DDS Router invalid when the network is bad(or disconnected)
Hello, I am using DDSRouter recently, but I encountered a problem. I configured dds router on both my server and client, but when the network condition is very bad(or disconnected), sometimes ddsrouter will stop routing valid data. At this time, restart dds router on the client side, and the data can be transmitted again. I would like to ask what is the reason for this problem?
Hi @luzw5
We will need to know more details to help you. What do you mean by "stop routing valid data"? What are the YAML configurations you are using? Is this connection through WAN or in a LAN?
Best regards
Thank you for your reply, I will provide you with more information.
Robot1
version: v3.0
builtin-topics:
- name: robot_state
type: FreeFleetData::RobotState
- name: task_result
type: TaskResult::ResultData
- name: mode_request
type: FreeFleetData::ModeRequest
- name: path_request
type: FreeFleetData::PathRequest
- name: destination_request
type: FreeFleetData::DestinationRequest
- name: photo_task_request
type: PhotoTask::PhotoTaskRequest
- name: task_request
type: TaskRequest::RequestData
participants:
- name: SimpleParticipant
kind: local
domain: 44
- name: echo_participantD1
kind: echo
data: true
verbose: true
discovery: true
- name: WanParticipantD1
kind: wan
connection-addresses:
- domain: server
port: 9010
transport: tcp
Robot 2
version: v3.0
builtin-topics:
- name: robot_state
type: FreeFleetData::RobotState
- name: task_result
type: TaskResult::ResultData
- name: mode_request
type: FreeFleetData::ModeRequest
- name: path_request
type: FreeFleetData::PathRequest
- name: destination_request
type: FreeFleetData::DestinationRequest
- name: photo_task_request
type: PhotoTask::PhotoTaskRequest
- name: task_request
type: TaskRequest::RequestData
participants:
- name: SimpleParticipant
kind: local
domain: 42
- name: echo_participantD1
kind: echo
data: true
verbose: true
discovery: true
- name: WanParticipantD1
kind: wan
connection-addresses:
- domain: server
port: 9017
transport: tcp
Server
version: v3.0
builtin-topics:
- name: robot_state
type: FreeFleetData::RobotState
- name: task_result
type: TaskResult::ResultData
- name: mode_request
type: FreeFleetData::ModeRequest
- name: path_request
type: FreeFleetData::PathRequest
- name: destination_request
type: FreeFleetData::DestinationRequest
- name: photo_task_request
type: PhotoTask::PhotoTaskRequest
- name: task_request
type: TaskRequest::RequestData
participants:
- name: ParticipantServer
kind: local
domain: 4
- name: EchoParticipantServer
kind: echo
discovery: true
data: true
verbose: true
- name: WanParticipantServerD1
kind: wan
listening-addresses:
- ip: 10.164.24.239
port: 9010
transport: tcp
- name: WanParticipantServerD2
kind: wan
listening-addresses:
- ip: 10.164.24.239
port: 9017
transport: tcp
The specific phenomenon is that when the network is not good, the DDS data sent by the Server can no longer be transmitted to Robot1 or Robot2. However, when I restart the docker container of Robot1 or Robot2, that is, re-run the ddsrouter program, it works normally again. Sorry, I'm not sure what's causing it. Could you please provide me with some debugging methods?

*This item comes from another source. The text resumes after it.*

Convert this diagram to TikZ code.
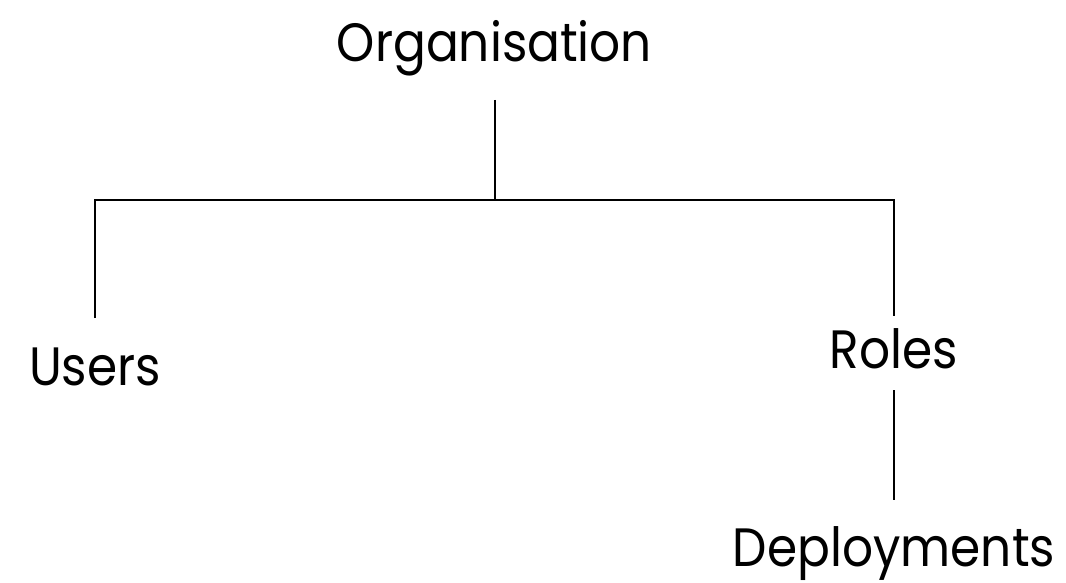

Thank you! A couple more questions and suggestions for you to try:
- By looking at your diagram, I interpret that you have 3 different machines (2 robots and a server), and a docker container is run in each of them. Then you are using host's network stack (--net=host) to communicate within your LAN (or WAN? That IP address looks public). Am I right?
- This looks like a transport issue to me. UDP transport usually outperforms TCP, and we always recommend to use it whenever that's an option. I believe that's the case for your scenario if I'm not mistaken, could you please try with UDP?

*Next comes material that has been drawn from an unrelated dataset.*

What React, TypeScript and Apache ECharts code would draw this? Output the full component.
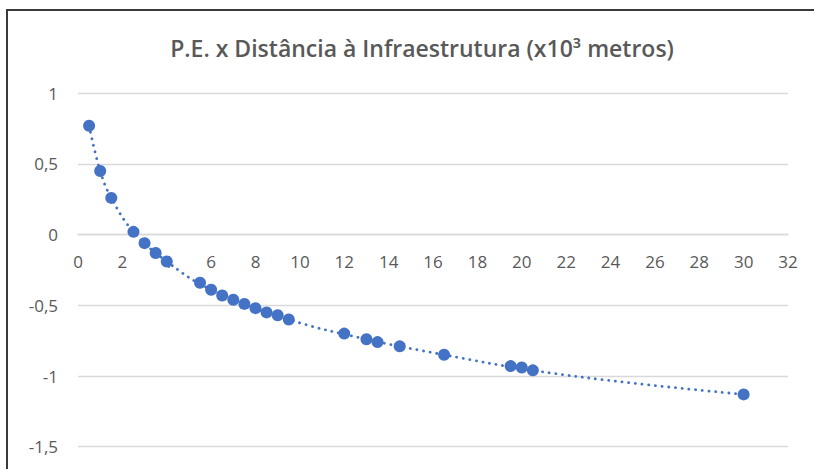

- If you wish to communicate both clients through the server, it would be enough to have a WAN repeater participant in the server instead of two. Please have a look at Repeater DDS Router for more information.
I think I can try to modify qos and udp now to solve my current problem. In addition, if I don't want the two robots to communicate directly, is my current configuration valid?

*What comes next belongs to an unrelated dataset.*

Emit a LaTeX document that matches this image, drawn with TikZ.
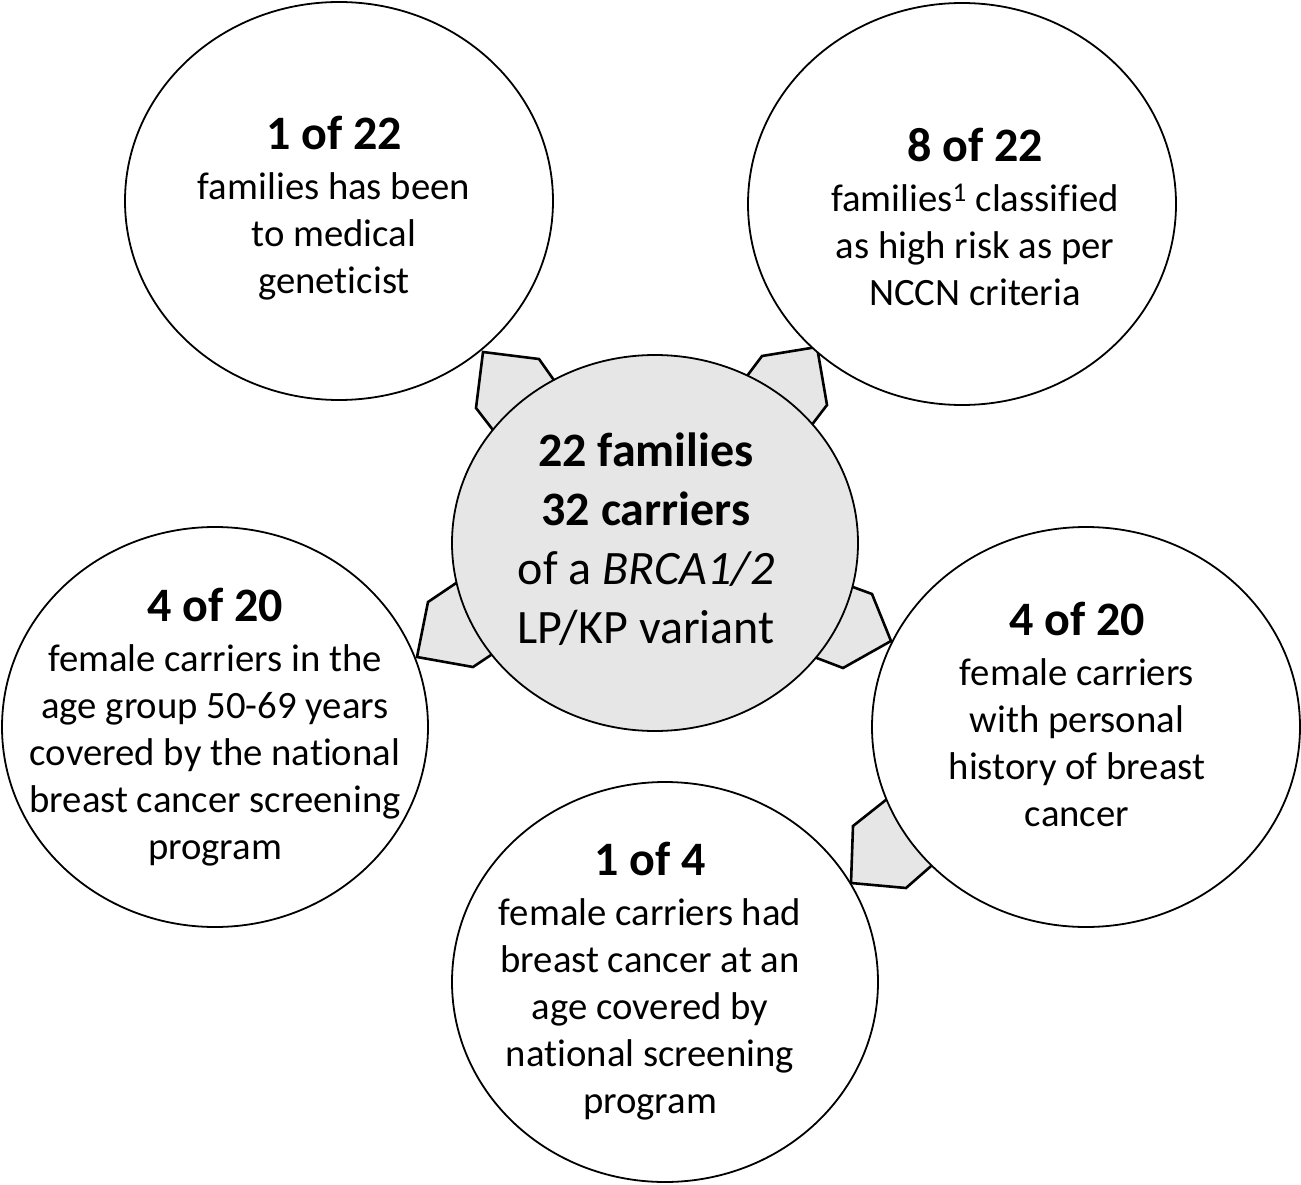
\documentclass[tikz,border=0pt]{standalone}
\usepackage{fontspec}
\setmainfont{Carlito}[Ligatures=NoCommon]
\usetikzlibrary{shapes.geometric}
\pgfdeclarelayer{bg}
\pgfsetlayers{bg,main}
\definecolor{hubgray}{RGB}{231,230,230}
\begin{document}
\begin{tikzpicture}[x=1pt,y=-1pt,
  bubble/.style={ellipse, draw=black, line width=1.8pt, fill=white, inner sep=0pt},
  hub/.style={bubble, fill=hubgray},
  link/.style={draw=black, line width=2.6pt, fill=hubgray, line join=miter},
  txt/.style={align=center, inner sep=0pt, anchor=base, font=\fontsize{38.7}{47}\selectfont},
  hubtxt/.style={align=center, inner sep=0pt, anchor=base, font=\fontsize{48}{59}\selectfont}]
\newcommand{\hd}[1]{{\fontsize{48}{47}\selectfont\bfseries #1}\\[3pt]}
\useasboundingbox (0,0) rectangle (1301,1185);

% circles
\node[bubble, minimum width=428pt, minimum height=398pt] (tl) at (339,201) {};
\node[bubble, minimum width=428pt, minimum height=402pt] (tr) at (962,204) {};
\node[hub,    minimum width=406pt, minimum height=376pt] (hub) at (655,543) {};
\node[bubble, minimum width=426pt, minimum height=400pt] (lf) at (215,727) {};
\node[bubble, minimum width=428pt, minimum height=400pt] (rt) at (1086,727) {};
\node[bubble, minimum width=426pt, minimum height=400pt] (bt) at (665,982) {};

% block connectors (under the circles)
\begin{pgfonlayer}{bg}
\path[link] (563,393) -- (539,359) -- (483,352) -- (476,408) -- (503,443) -- cycle;
\path[link] (738,388) -- (762,356) -- (817,347) -- (827,405) -- (801,439) -- cycle;
\path[link] (471,573) -- (428,602) -- (417,657) -- (473,667) -- (500,649) -- cycle;
\path[link] (842,583) -- (872,594) -- (891,641) -- (843,668) -- (801,652) -- cycle;
\path[link] (906,784) -- (853,826) -- (851,883) -- (906,888) -- (946,853) -- cycle;
\end{pgfonlayer}

% texts (anchor = baseline of the last line)
\node[txt] (tltxt) at (334,293) {\hd{1 of 22}families has been\\to medical\\geneticist};
\node[txt] (trtxt) at (975,305) {\hd{8 of 22}families\textsuperscript{1} classified\\as high risk as per\\NCCN criteria};
\node[hubtxt] (hubtxt) at (646,643) {\textbf{22 families}\\\textbf{32 carriers}\\of a \textit{BRCA1/2}\\LP/KP variant};
\node[txt] (lftxt) at (215,859) {\hd{4 of 20}female carriers in the\\age group 50-69 years\\covered by the national\\breast cancer screening\\program};
\node[txt] (rttxt) at (1077,826) {\hd{4 of 20}female carriers\\with personal\\history of breast\\cancer};
\node[txt] (bttxt) at (650,1113) {\hd{1 of 4}female carriers had\\breast cancer at an\\age covered by\\national screening\\program};
\end{tikzpicture}
\end{document}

With your configuration the two robots should not communicate directly, but through the server. What I meant is that there is no need of having two WAN participants in the server's router, and connect each of them with a different robot. You can connect the two robots to a WAN repeater participant in the server, and both will still be able to communicate (indirectly, through the server).
If you wish not to have any communication between the robots, then you would also need to connect both to the same WAN participant in the server's router, but this time configured with repeater: false.